The popularity of the locket dates back to the middle ages and the renaissance, where it was a development of the hinged reliquary pendant. These little cases with hinged lids that opened had a space used for keeping a lock of hair in, either of a loved one or a person who had died, as a keepsake. The pendants that opened or shut and called lockets were made of gold, silver or other metal and noted for wearing on a chain or a black velvet ribbon as a decorative locket necklace or as a choker neckpiece.
It was customary in the sixteenth century for the Sovereign to present gifts of hinged lockets including a portrait of him or herself. In following centuries, the gold locket became fashionable with decoration of enamelling, gemstones or etched motifs and had either miniature portraits or locks of hair inserted in them.
During the eighteenth and nineteenth centuries, and particularly during the Victorian era, the locket fashion extended to inclusion of photographs. They were often a heart locket that had photographs of people inside and given as a sentimental gift. Even today, there is a great demand for antique lockets, both for collectors and for decorative wearing.
Popular shapes of lockets
• Heart shaped lockets
• Oval lockets
• Rectangular lockets
• Reversible Lockets
• Circular Lockets
There are also locket rings, where the bezel of the ring is actually a locket. A good example of an antique locket ring is one now at Chequers. The hoop and the cover of the ring set with gemstones, and inside, are portraits of Queen Elizabeth 1 and Anne Boleyn.
Usually a locket holds one or two photographs, but there are also lockets that can hold as many as eight photographs. With the reversible keepsake locket, the one side is made of a glass pane and used for holding a lock of hair. It is transparent so that there will be no loss of the hair by opening the locket repeatedly. A photograph inserted in the other closed side is of the person to whom the hair belonged.
A style common during the Victorian era, was the ‘spinner’ locket, whereby the bail attaching the locket to the locket necklace is there, but the locket itself left free to spin.
Lockets as Gifts
Probably the most popular shape of locket is the heart locket. A popular gift on Valentines Day as a token of love, other occasions for giving lockets are Christenings or Weddings and during the Victorian era, a gold locket present for giving at funerals. Today, besides the heart-shaped locket, the oval locket is also a very popular gift for special occasions.
Lockets come in various sizes.

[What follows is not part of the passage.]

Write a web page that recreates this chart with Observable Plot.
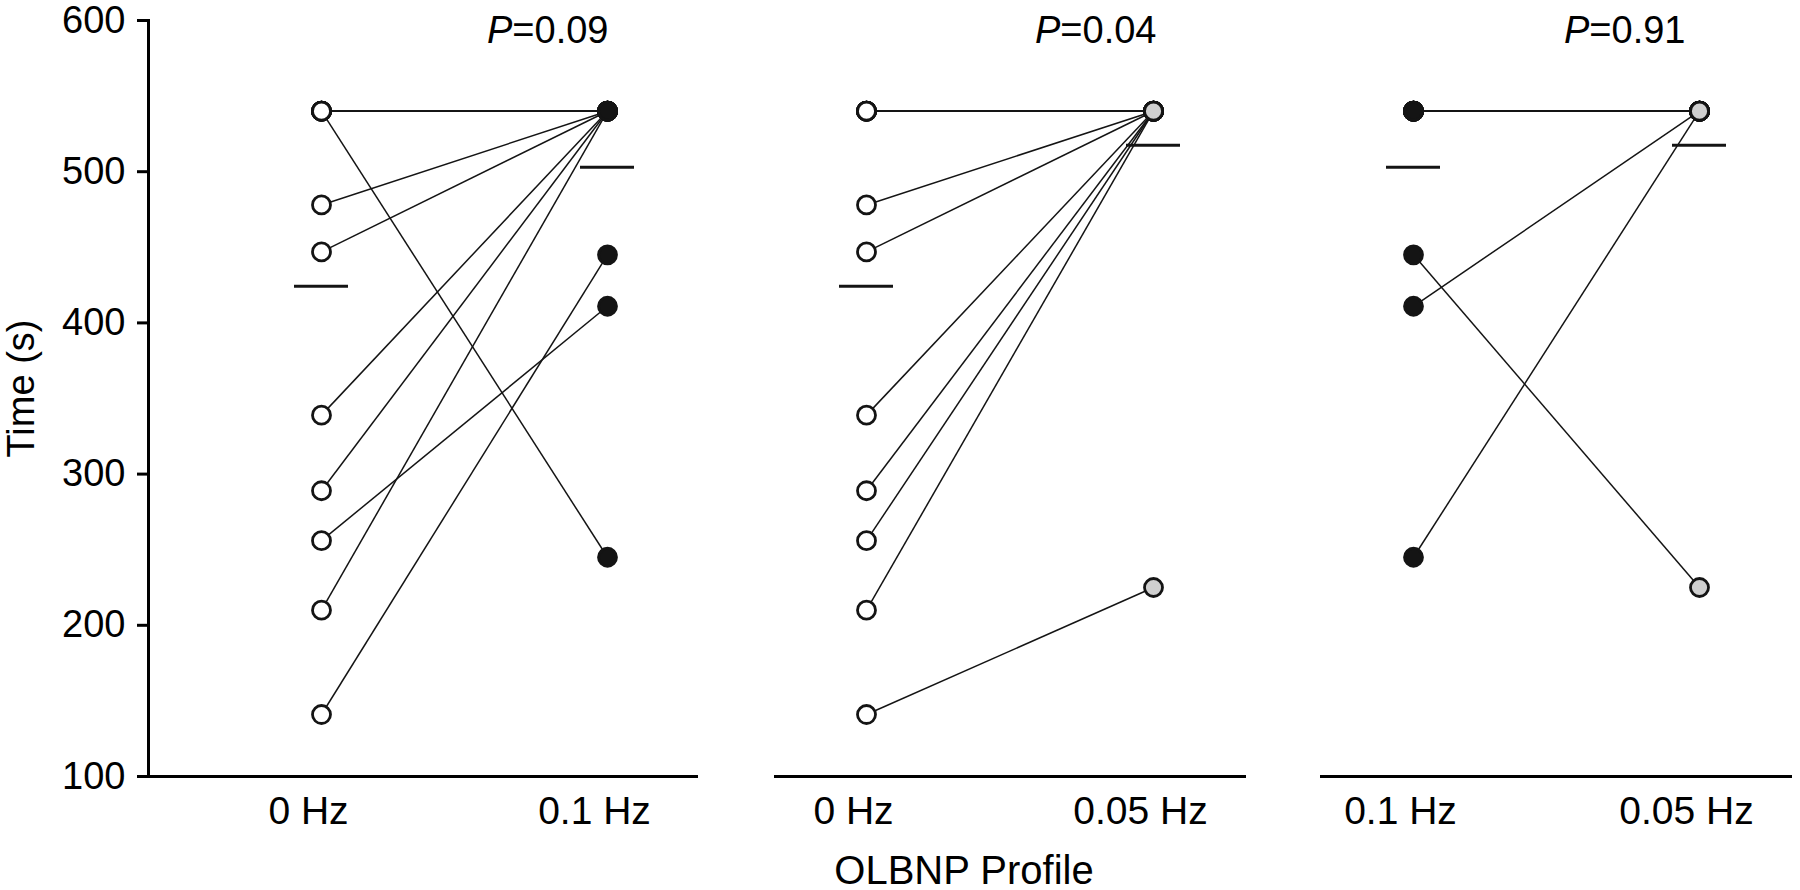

There are very small ones suitable for putting on a charm bracelet or larger ones for wearing as a locket necklace. Always charming to look at and for wearing as decorative items of jewellery, they have retained their popularity through the ages. Made in nine, or eighteen-carat gold or sterling silver, decorated with motifs, plain or engraved with the owner’s name, they always have appeal.
Another kind of locket popular in the past was in filigree style and had a small cushion for adding perfume, inserted in the centre. Perfume lockets were excellent for masking body odours in the days when people did not regard personal hygiene as a necessity for their well-being.
Every little girl wants to have a locket of her own; especially to wear a locket necklace, so giving lockets for children’s birthday gifts has gained in popularity, particularly for a heart-shaped gold locket. It makes them feel so grown-up wearing them, even if only allowed to wear them for special occasions until, they are older!